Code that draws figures
***

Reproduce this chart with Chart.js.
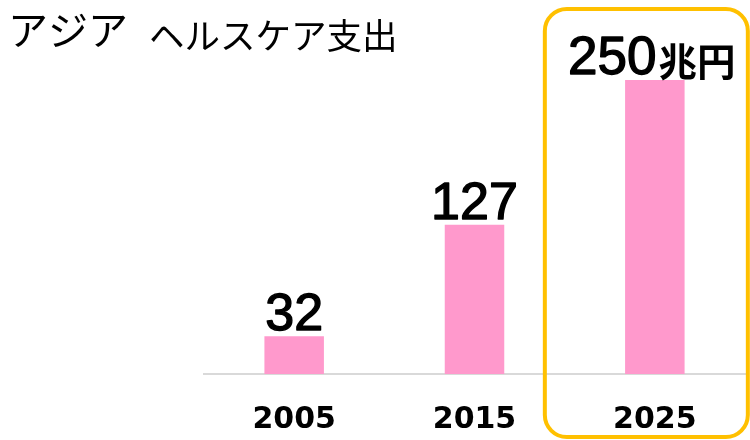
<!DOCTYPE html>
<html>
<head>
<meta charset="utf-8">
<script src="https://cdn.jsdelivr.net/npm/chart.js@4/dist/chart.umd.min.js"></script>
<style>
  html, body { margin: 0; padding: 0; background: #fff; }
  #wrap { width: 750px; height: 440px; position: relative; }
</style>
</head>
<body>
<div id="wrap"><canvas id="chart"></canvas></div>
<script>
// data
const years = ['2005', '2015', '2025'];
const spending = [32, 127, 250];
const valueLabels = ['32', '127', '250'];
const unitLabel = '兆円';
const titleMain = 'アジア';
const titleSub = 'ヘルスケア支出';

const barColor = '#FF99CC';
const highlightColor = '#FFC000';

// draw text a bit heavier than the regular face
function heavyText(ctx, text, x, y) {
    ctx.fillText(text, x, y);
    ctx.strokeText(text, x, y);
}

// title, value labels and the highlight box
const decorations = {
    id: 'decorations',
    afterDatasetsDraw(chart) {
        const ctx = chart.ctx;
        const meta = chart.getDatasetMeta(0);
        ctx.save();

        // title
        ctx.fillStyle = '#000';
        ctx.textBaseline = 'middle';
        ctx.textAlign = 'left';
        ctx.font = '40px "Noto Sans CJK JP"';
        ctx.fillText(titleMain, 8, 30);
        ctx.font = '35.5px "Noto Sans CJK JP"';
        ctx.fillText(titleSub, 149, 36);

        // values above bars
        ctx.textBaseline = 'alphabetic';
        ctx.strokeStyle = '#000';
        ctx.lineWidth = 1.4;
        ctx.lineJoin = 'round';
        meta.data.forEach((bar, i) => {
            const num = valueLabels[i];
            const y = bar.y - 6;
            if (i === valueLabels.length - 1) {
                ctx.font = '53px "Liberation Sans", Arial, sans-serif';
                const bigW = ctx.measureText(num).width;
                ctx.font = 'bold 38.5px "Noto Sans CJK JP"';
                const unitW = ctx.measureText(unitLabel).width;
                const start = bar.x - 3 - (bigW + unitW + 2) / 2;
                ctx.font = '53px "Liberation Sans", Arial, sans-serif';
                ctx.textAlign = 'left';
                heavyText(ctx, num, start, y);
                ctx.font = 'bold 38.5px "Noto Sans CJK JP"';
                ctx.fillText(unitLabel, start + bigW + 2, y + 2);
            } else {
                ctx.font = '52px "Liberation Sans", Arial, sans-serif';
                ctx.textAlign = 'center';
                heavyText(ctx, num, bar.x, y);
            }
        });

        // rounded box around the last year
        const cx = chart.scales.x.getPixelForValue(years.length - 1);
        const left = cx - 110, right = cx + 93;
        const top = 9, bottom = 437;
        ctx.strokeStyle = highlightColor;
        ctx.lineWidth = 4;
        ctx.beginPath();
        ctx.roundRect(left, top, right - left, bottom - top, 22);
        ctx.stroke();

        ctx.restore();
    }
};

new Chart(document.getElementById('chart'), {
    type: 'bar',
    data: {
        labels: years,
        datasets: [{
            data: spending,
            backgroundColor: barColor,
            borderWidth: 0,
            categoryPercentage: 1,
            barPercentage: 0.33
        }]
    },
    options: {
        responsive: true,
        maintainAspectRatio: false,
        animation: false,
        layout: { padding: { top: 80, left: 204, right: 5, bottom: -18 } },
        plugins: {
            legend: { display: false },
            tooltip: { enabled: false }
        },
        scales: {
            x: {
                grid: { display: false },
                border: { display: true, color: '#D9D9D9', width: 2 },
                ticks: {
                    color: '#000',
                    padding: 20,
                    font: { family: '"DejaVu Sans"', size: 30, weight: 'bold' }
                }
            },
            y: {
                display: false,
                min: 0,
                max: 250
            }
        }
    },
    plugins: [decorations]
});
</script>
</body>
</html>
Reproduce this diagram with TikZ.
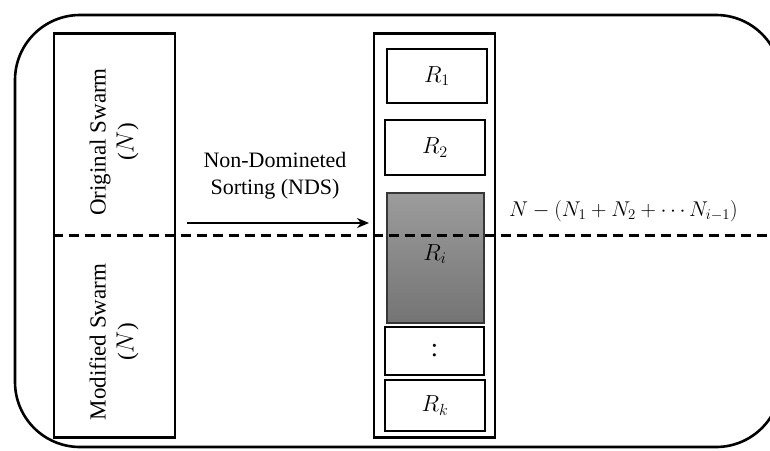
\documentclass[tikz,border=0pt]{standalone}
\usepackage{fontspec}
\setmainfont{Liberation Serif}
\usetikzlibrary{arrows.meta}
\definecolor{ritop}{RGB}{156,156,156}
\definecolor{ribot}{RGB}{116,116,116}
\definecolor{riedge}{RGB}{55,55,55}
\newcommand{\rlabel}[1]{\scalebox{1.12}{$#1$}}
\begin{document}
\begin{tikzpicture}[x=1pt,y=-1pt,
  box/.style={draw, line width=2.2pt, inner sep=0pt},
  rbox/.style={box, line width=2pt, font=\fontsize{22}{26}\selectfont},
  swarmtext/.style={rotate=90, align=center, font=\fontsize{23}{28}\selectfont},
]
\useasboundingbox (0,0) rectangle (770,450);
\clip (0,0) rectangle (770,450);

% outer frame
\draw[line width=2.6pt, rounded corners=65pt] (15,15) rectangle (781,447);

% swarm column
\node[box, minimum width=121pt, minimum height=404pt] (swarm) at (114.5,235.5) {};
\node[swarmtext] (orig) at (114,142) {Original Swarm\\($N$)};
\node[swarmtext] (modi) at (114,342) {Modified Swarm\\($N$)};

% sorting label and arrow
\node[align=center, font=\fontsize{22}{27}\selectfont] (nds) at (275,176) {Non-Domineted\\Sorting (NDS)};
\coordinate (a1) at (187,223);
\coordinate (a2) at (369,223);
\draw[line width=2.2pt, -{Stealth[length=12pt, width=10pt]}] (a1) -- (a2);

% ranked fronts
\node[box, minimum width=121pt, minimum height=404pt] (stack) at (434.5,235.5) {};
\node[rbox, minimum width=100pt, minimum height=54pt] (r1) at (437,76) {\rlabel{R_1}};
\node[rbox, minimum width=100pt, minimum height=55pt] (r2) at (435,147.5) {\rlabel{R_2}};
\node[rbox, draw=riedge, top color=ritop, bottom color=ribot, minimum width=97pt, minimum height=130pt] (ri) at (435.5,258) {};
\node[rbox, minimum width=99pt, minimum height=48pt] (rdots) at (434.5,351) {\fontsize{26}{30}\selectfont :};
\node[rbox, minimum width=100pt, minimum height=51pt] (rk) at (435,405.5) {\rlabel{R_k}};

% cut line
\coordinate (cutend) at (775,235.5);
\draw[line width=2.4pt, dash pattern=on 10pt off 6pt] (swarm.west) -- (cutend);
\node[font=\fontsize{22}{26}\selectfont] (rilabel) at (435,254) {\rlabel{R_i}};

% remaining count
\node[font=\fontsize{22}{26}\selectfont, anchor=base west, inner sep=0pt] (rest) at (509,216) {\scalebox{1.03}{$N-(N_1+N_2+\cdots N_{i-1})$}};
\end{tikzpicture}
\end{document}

***

**Instruction**. Reproduce every line of the material precisely, omitting its pictures.

**Response to this exercise**.
Reproduce this chart with Chart.js.
<!DOCTYPE html>
<html>
<head>
<meta charset="utf-8">
<script src="https://cdn.jsdelivr.net/npm/chart.js@4/dist/chart.umd.min.js"></script>
<style>
  html, body { margin: 0; padding: 0; background: #fff; }
  #wrap { width: 750px; height: 440px; position: relative; }
</style>
</head>
<body>
<div id="wrap"><canvas id="chart"></canvas></div>
<script>
// data
const years = ['2005', '2015', '2025'];
const spending = [32, 127, 250];
const valueLabels = ['32', '127', '250'];
const unitLabel = '兆円';
const titleMain = 'アジア';
const titleSub = 'ヘルスケア支出';

const barColor = '#FF99CC';
const highlightColor = '#FFC000';

// draw text a bit heavier than the regular face
function heavyText(ctx, text, x, y) {
    ctx.fillText(text, x, y);
    ctx.strokeText(text, x, y);
}

// title, value labels and the highlight box
const decorations = {
    id: 'decorations',
    afterDatasetsDraw(chart) {
        const ctx = chart.ctx;
        const meta = chart.getDatasetMeta(0);
        ctx.save();

        // title
        ctx.fillStyle = '#000';
        ctx.textBaseline = 'middle';
        ctx.textAlign = 'left';
        ctx.font = '40px "Noto Sans CJK JP"';
        ctx.fillText(titleMain, 8, 30);
        ctx.font = '35.5px "Noto Sans CJK JP"';
        ctx.fillText(titleSub, 149, 36);

        // values above bars
        ctx.textBaseline = 'alphabetic';
        ctx.strokeStyle = '#000';
        ctx.lineWidth = 1.4;
        ctx.lineJoin = 'round';
        meta.data.forEach((bar, i) => {
            const num = valueLabels[i];
            const y = bar.y - 6;
            if (i === valueLabels.length - 1) {
                ctx.font = '53px "Liberation Sans", Arial, sans-serif';
                const bigW = ctx.measureText(num).width;
                ctx.font = 'bold 38.5px "Noto Sans CJK JP"';
                const unitW = ctx.measureText(unitLabel).width;
                const start = bar.x - 3 - (bigW + unitW + 2) / 2;
                ctx.font = '53px "Liberation Sans", Arial, sans-serif';
                ctx.textAlign = 'left';
                heavyText(ctx, num, start, y);
                ctx.font = 'bold 38.5px "Noto Sans CJK JP"';
                ctx.fillText(unitLabel, start + bigW + 2, y + 2);
            } else {
                ctx.font = '52px "Liberation Sans", Arial, sans-serif';
                ctx.textAlign = 'center';
                heavyText(ctx, num, bar.x, y);
            }
        });

        // rounded box around the last year
        const cx = chart.scales.x.getPixelForValue(years.length - 1);
        const left = cx - 110, right = cx + 93;
        const top = 9, bottom = 437;
        ctx.strokeStyle = highlightColor;
        ctx.lineWidth = 4;
        ctx.beginPath();
        ctx.roundRect(left, top, right - left, bottom - top, 22);
        ctx.stroke();

        ctx.restore();
    }
};

new Chart(document.getElementById('chart'), {
    type: 'bar',
    data: {
        labels: years,
        datasets: [{
            data: spending,
            backgroundColor: barColor,
            borderWidth: 0,
            categoryPercentage: 1,
            barPercentage: 0.33
        }]
    },
    options: {
        responsive: true,
        maintainAspectRatio: false,
        animation: false,
        layout: { padding: { top: 80, left: 204, right: 5, bottom: -18 } },
        plugins: {
            legend: { display: false },
            tooltip: { enabled: false }
        },
        scales: {
            x: {
                grid: { display: false },
                border: { display: true, color: '#D9D9D9', width: 2 },
                ticks: {
                    color: '#000',
                    padding: 20,
                    font: { family: '"DejaVu Sans"', size: 30, weight: 'bold' }
                }
            },
            y: {
                display: false,
                min: 0,
                max: 250
            }
        }
    },
    plugins: [decorations]
});
</script>
</body>
</html>
Reproduce this diagram with TikZ.
\documentclass[tikz,border=0pt]{standalone}
\usepackage{fontspec}
\setmainfont{Liberation Serif}
\usetikzlibrary{arrows.meta}
\definecolor{ritop}{RGB}{156,156,156}
\definecolor{ribot}{RGB}{116,116,116}
\definecolor{riedge}{RGB}{55,55,55}
\newcommand{\rlabel}[1]{\scalebox{1.12}{$#1$}}
\begin{document}
\begin{tikzpicture}[x=1pt,y=-1pt,
  box/.style={draw, line width=2.2pt, inner sep=0pt},
  rbox/.style={box, line width=2pt, font=\fontsize{22}{26}\selectfont},
  swarmtext/.style={rotate=90, align=center, font=\fontsize{23}{28}\selectfont},
]
\useasboundingbox (0,0) rectangle (770,450);
\clip (0,0) rectangle (770,450);

% outer frame
\draw[line width=2.6pt, rounded corners=65pt] (15,15) rectangle (781,447);

% swarm column
\node[box, minimum width=121pt, minimum height=404pt] (swarm) at (114.5,235.5) {};
\node[swarmtext] (orig) at (114,142) {Original Swarm\\($N$)};
\node[swarmtext] (modi) at (114,342) {Modified Swarm\\($N$)};

% sorting label and arrow
\node[align=center, font=\fontsize{22}{27}\selectfont] (nds) at (275,176) {Non-Domineted\\Sorting (NDS)};
\coordinate (a1) at (187,223);
\coordinate (a2) at (369,223);
\draw[line width=2.2pt, -{Stealth[length=12pt, width=10pt]}] (a1) -- (a2);

% ranked fronts
\node[box, minimum width=121pt, minimum height=404pt] (stack) at (434.5,235.5) {};
\node[rbox, minimum width=100pt, minimum height=54pt] (r1) at (437,76) {\rlabel{R_1}};
\node[rbox, minimum width=100pt, minimum height=55pt] (r2) at (435,147.5) {\rlabel{R_2}};
\node[rbox, draw=riedge, top color=ritop, bottom color=ribot, minimum width=97pt, minimum height=130pt] (ri) at (435.5,258) {};
\node[rbox, minimum width=99pt, minimum height=48pt] (rdots) at (434.5,351) {\fontsize{26}{30}\selectfont :};
\node[rbox, minimum width=100pt, minimum height=51pt] (rk) at (435,405.5) {\rlabel{R_k}};

% cut line
\coordinate (cutend) at (775,235.5);
\draw[line width=2.4pt, dash pattern=on 10pt off 6pt] (swarm.west) -- (cutend);
\node[font=\fontsize{22}{26}\selectfont] (rilabel) at (435,254) {\rlabel{R_i}};

% remaining count
\node[font=\fontsize{22}{26}\selectfont, anchor=base west, inner sep=0pt] (rest) at (509,216) {\scalebox{1.03}{$N-(N_1+N_2+\cdots N_{i-1})$}};
\end{tikzpicture}
\end{document}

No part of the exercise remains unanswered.